The timing is not accidental. With the 2028 Olympics infrastructure build-out accelerating — the Olympic Village footprint near USC and the Exposition Park corridor alone has generated more than 80,000 new permit-related images since January — city planners and IT administrators quietly acknowledged they could no longer absorb the duplication problem into normal operations. Storage costs at the city's primary data center on Temple Street had risen 34 percent in three fiscal years, according to budget documents filed with the City Administrative Officer's office in March.

A Bureaucratic Tangle Years in the Making

The roots of the problem go back to a 2009 digitization push under the then-Department of General Services, when individual city agencies were handed their own scanning equipment and minimal central guidance on file naming conventions, metadata standards or deduplication protocols. The Department of Building and Safety — now folded into the Los Angeles Department of Building and Safety under the consolidated structure — began uploading inspection photographs, permit images and code enforcement records without any automated check for redundancy. The Department of Public Works followed a similar path. By 2015, internal audits flagged the issue but estimated the duplicate rate at only around 12 percent. Last year's independent review put that figure at closer to 41 percent across the combined archive.
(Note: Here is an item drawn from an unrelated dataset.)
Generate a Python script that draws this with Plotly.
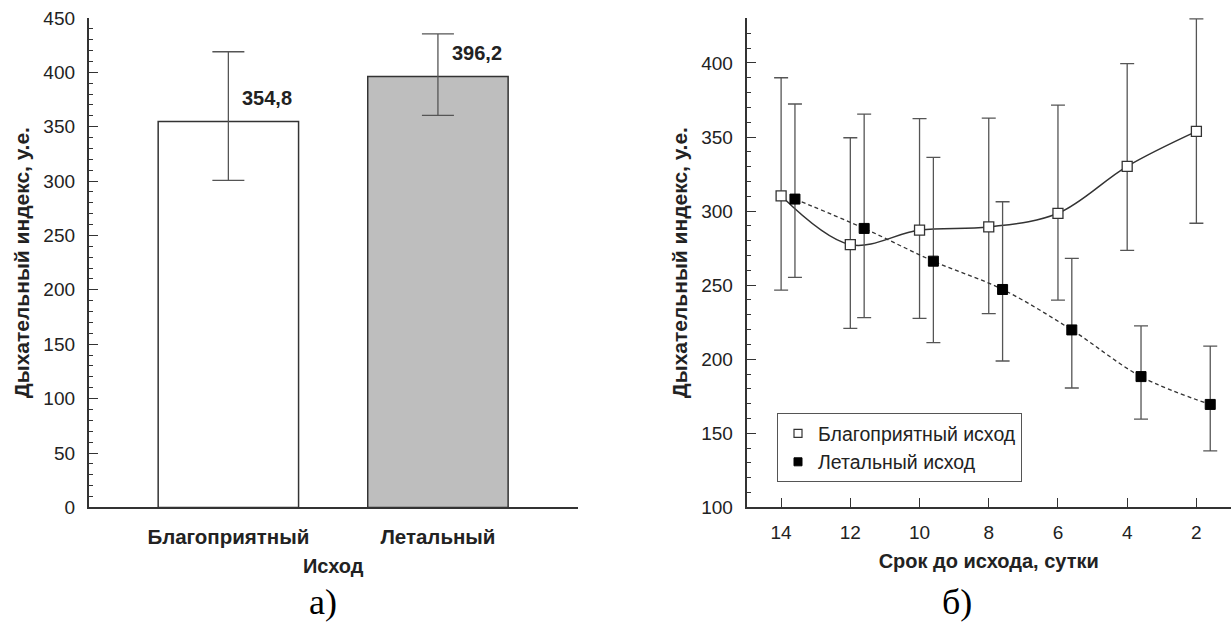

The Wilshire Boulevard expansion of the city's geographic information system in 2019, which was meant to unify spatial data for departments including the Los Angeles Department of Water and Power, actually made things worse in the short term. Migrating legacy image libraries into the new GIS environment created a second copy of thousands of files, and without a merge-and-deduplicate step baked into the migration contract, the duplicates simply persisted alongside the originals.

The Bass administration's January 2025 housing emergency declaration added another layer of urgency. Code enforcement inspectors across South Los Angeles and Boyle Heights dramatically increased their documentation activity — photographing structures flagged under the emergency protocols — which pushed new image intake to roughly 14,000 files per week at peak periods, according to figures from the city's own Infrastructure LA dashboard. That pace stressed a system already operating near capacity.

What the Cleanup Actually Involves

Axon Digital Workflow Solutions is running a phased approach. Phase one, covering the Bureau of Engineering's permit image library held on servers at the Figueroa Street complex, was completed in late June and eliminated approximately 230,000 duplicate files. Phase two targets the Los Angeles Fire Department's pre-fire inspection photograph archive, which grew substantially following the January 2025 Palisades and Eaton fires and the emergency inspections that followed in the Santa Monica Mountains zone.

The deduplication software uses perceptual hashing — a technique that can identify visually identical or near-identical images even when file names differ — rather than simple checksum matching. That matters because many of the duplicates were rescanned at slightly different resolutions, which would fool a basic file-comparison tool.

For residents and contractors working with the city, the practical upshot is that the online permit portal at LADBS.org is expected to run faster by late September once the Phase one data is fully consolidated. Response times for public records requests involving photographic evidence — a chronic complaint from attorneys and advocates working on housing litigation in neighborhoods like Koreatown and Watts — should improve as well. The city estimates it will reclaim approximately 48 terabytes of primary storage once all seven phases are complete, with projected annual savings of around $310,000 in cloud and on-premises storage fees beginning in fiscal year 2027.